Work to complete: Can you set down, exactly as they appear below, the lines from the opening of the material through the one bearing "from matplotlib.patches import Rectangle", minus the pictures?

::::

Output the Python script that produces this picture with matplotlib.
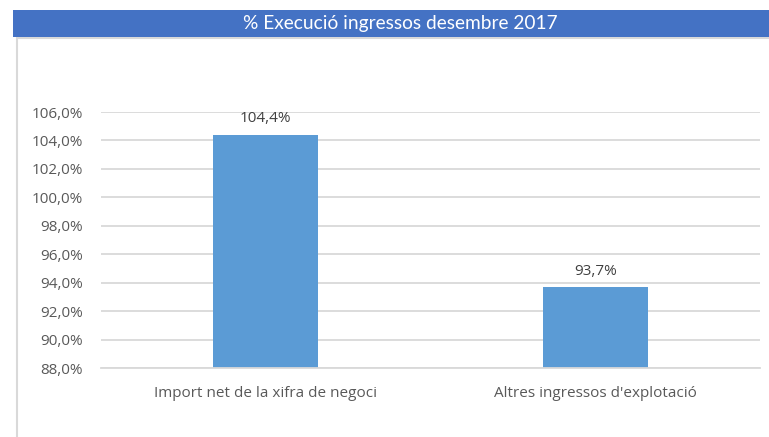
import matplotlib
matplotlib.use("Agg")
import matplotlib.pyplot as plt
from matplotlib.patches import Rectangle

categories = ["Import net de la xifra de negoci", "Altres ingressos d'explotació"]
values = [104.4, 93.7]
value_labels = ["104,4%", "93,7%"]
yticks = [88, 90, 92, 94, 96, 98, 100, 102, 104, 106]
ytick_labels = ["88,0%", "90,0%", "92,0%", "94,0%", "96,0%", "98,0%",
                "100,0%", "102,0%", "104,0%", "106,0%"]
title = "% Execució ingressos desembre 2017"

W, H = 769, 437
fig = plt.figure(figsize=(W / 100, H / 100), dpi=100)
fig.patch.set_facecolor("white")

# chart frame
fig.add_artist(Rectangle((17 / W, -0.05), (W + 10) / W, (H - 38) / H + 0.05,
                         transform=fig.transFigure, facecolor="white",
                         edgecolor="#d9d9d9", linewidth=1.5, zorder=0))
# title band
fig.add_artist(Rectangle((13 / W, 1 - 36.5 / H), (W - 13) / W, 26.5 / H,
                         transform=fig.transFigure, facecolor="#4472c4",
                         edgecolor="none", zorder=1))
fig.text(400 / W, 1 - 23.5 / H, title, color="white",
         fontsize=13.8, family="Lato", ha="center", va="center", zorder=2)

ax = fig.add_axes([101 / W, (H - 368) / H, (760 - 101) / W, (368 - 112) / H])
ax.set_facecolor("none")
x = list(range(len(categories)))
ax.bar(x, values, width=0.32, color="#5b9bd5", zorder=2, bottom=0)
ax.set_xlim(-0.5, len(categories) - 0.5)
ax.set_ylim(88, 106)
ax.set_yticks(yticks)
ax.set_yticklabels(ytick_labels)
ax.set_xticks(x)
ax.set_xticklabels(categories)
ax.yaxis.grid(True, color="#d9d9d9", linewidth=1.3, zorder=0)
ax.set_axisbelow(True)
for s in ["top", "right", "left"]:
    ax.spines[s].set_visible(False)
ax.spines["bottom"].set_color("#d9d9d9")
ax.spines["bottom"].set_linewidth(1.3)
ax.tick_params(axis="both", length=0, colors="#595959", labelsize=11)
ax.tick_params(axis="y", pad=13)
ax.tick_params(axis="x", pad=13)
for lbl in ax.get_xticklabels() + ax.get_yticklabels():
    lbl.set_family("Open Sans")
    lbl.set_color("#595959")

for xi, v, t in zip(x, values, value_labels):
    ax.annotate(t, (xi, v), xytext=(0, 6), textcoords="offset points",
                ha="center", va="bottom", fontsize=11, color="#404040",
                family="Open Sans")

fig.savefig("out.png", dpi=100)
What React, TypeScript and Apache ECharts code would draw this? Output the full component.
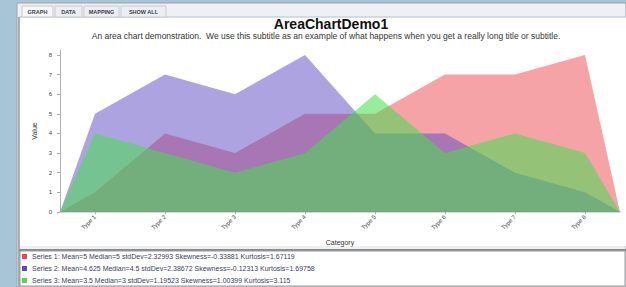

::::

Exercise answer:
Output the Python script that produces this picture with matplotlib.
import matplotlib
matplotlib.use("Agg")
import matplotlib.pyplot as plt
from matplotlib.patches import Rectangle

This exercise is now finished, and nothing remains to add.